Dr. Miklos K. Radvanyi
The Russian Federation’s myopically contradictory relationship with the People’s Republic of China under President Putin is an object lesson for the rest of the world of how not to conduct foreign policy for the long term. For more than two decades, President Putin promised Russians the return of their country’s status as a great power. Yet, one of the most striking consequences of his policies is that Russia – historically one of the world’s most independent geopolitical actors – has become increasingly dependent on its powerful eastern neighbor, the People’s Republic of China.

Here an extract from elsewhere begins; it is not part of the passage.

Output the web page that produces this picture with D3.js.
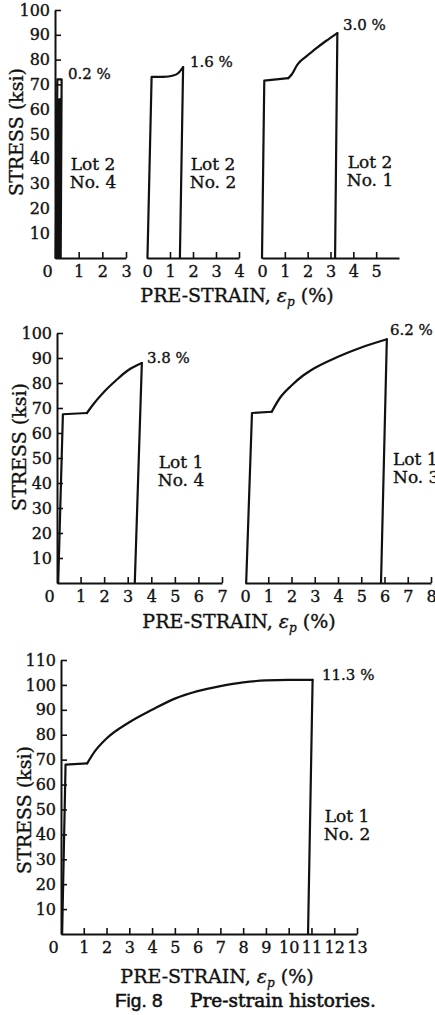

The partnership between Moscow and Beijing is mostly presented by both governments as a strategic alliance against Western dominance. Publicly, they often share strong disagreements with the American-led international order, oppose Western criticism of their tyrannical domestic politics, and jointly work hard to establish a multipolar world. But beneath the public display of friendship lies a far more complicated reality.
The Russian Federation needs the People’s Republic of China more than the latter needs the former. In particular, after the illegal invasion of Ukraine and the resulting Western sanctions, the Russian Federation’s economic choices have narrowed dramatically. While putting up a cheerful face, President Putin’s Russia is in huge economic trouble. Revenues have shrunk from 4.9% in 2024 to about 1% in 2025, war expenditures have risen alarmingly, inflation has destroyed incomes, high interest rates have choked investments, energy dependence have perpetuated strategic vulnerability, and living conditions have been killing most Russians prematurely. The core problem is the fact that war growth is low quality growth. Official market expectations for 2026 are around 0.4-1.1%. The economy is therefore shifting from “wartime boom” to wartime disaster – way beyond wartime stagnation. Commensurately, Russia’s January-April 2026 federal deficit reached 5.8 trillion rubles, already far above the original full-year target. Today, the People’s Republic of China has become a crucial buyer of Russian energy, a supplier of goods and technology, and a diplomatic shield against complete isolation. Yet, dependence creates imbalance. The Russian Federation exports mainly raw materials; the People’s Republic of China exports manufactured goods, technology, and capital. This relationship increasingly resembles that of a resource supplier and an industrial superpower.
This imbalance carries a historical irony. For centuries, Russia expanded eastward across Siberia and into the Far East, eventually becoming a Pacific power. During the 19th century, a weakened Qing China was forced to accept treaties that transferred more than one million square kilometers north of the Amur River and east toward the Pacific to the Russian Empire. Chinese remember these agreements as part of their “century of humiliation.” The most important unequal treaties were the Treaty of Argun that gave Imperial Russia six hundred thousand square kilometers of land north of the Amur river and the Treaty of Beijing that provided Imperial Russia with an additional four hundred thousand square kilometers of land east of the Ussuri River, thus granting Russia access to the Pacific coast. Finally, the Treaty of Tabagatai affected Central Asia and gained territory for Russia around today’s Kazakhstan-China border. In conclusion, then Imperial Russia was one of the greatest beneficiaries of China’s 19th century weakness. Unlike Great Britain, which extracted commercial privileges, Russia transformed the crisis into permanent territorial expansion – territories that remain integral parts of Russia today. In the past, Mao Zedong and other Chinese leaders criticized the treaties as unjust. Yet, the post-Mao leaders have largely chosen strategic cooperation over reopening the border issues. Yet, history – especially in Chinese culture – has a long memory. Moreover, the sizable discrepancy between the two states’ populations keeps this issue politically sensitive and might resurface again considering Beijing’s global ambitions.
More alarmingly for President Putin and the Russian Federation, the People’s Republic of China’s expansionist drives in the Pacific and beyond have been motivated by a combination of territorial claims, military positioning, economic influence, diplomatic competition, and strategic access efforts. From the South China Sea claims and militarizations, the pressure on Taiwan, the East China Sea disputes with Japan, the Pacific Island influence campaign, the naval base and logistics expansion, the expansion of the “Blue Economy,” the Belt and Road Initiative,” the Arctic-Pacific connection, also called the “Polar Silk Road,” to a global expansionist geopolitics in Africa as well as Central and South America, Beijing is determined to become a new superpower of the 21st century.
In this global Chinese context, President Putin has been seeking to restore Russian greatness by confronting the West. Instead, he may have accelerated a historic shift: Russia’s movement from being an independent pole of world power toward becoming the weaker partner in a China-centered Eurasian order. Therefore, the greatest threat to the Russian Federation may not come from NATO, as Kremlin propaganda claims, but from the gradual reality of dependence. Empires rarely lose influence only through invasion; sometimes they lose it by becoming indispensable to someone stronger.
The question that future Russian historians may ask is not whether President Putin rebuilt Russian power, but whether, in trying to escape Western influence, he delivered Russia into the outstretched arms of the People’s Republic of China.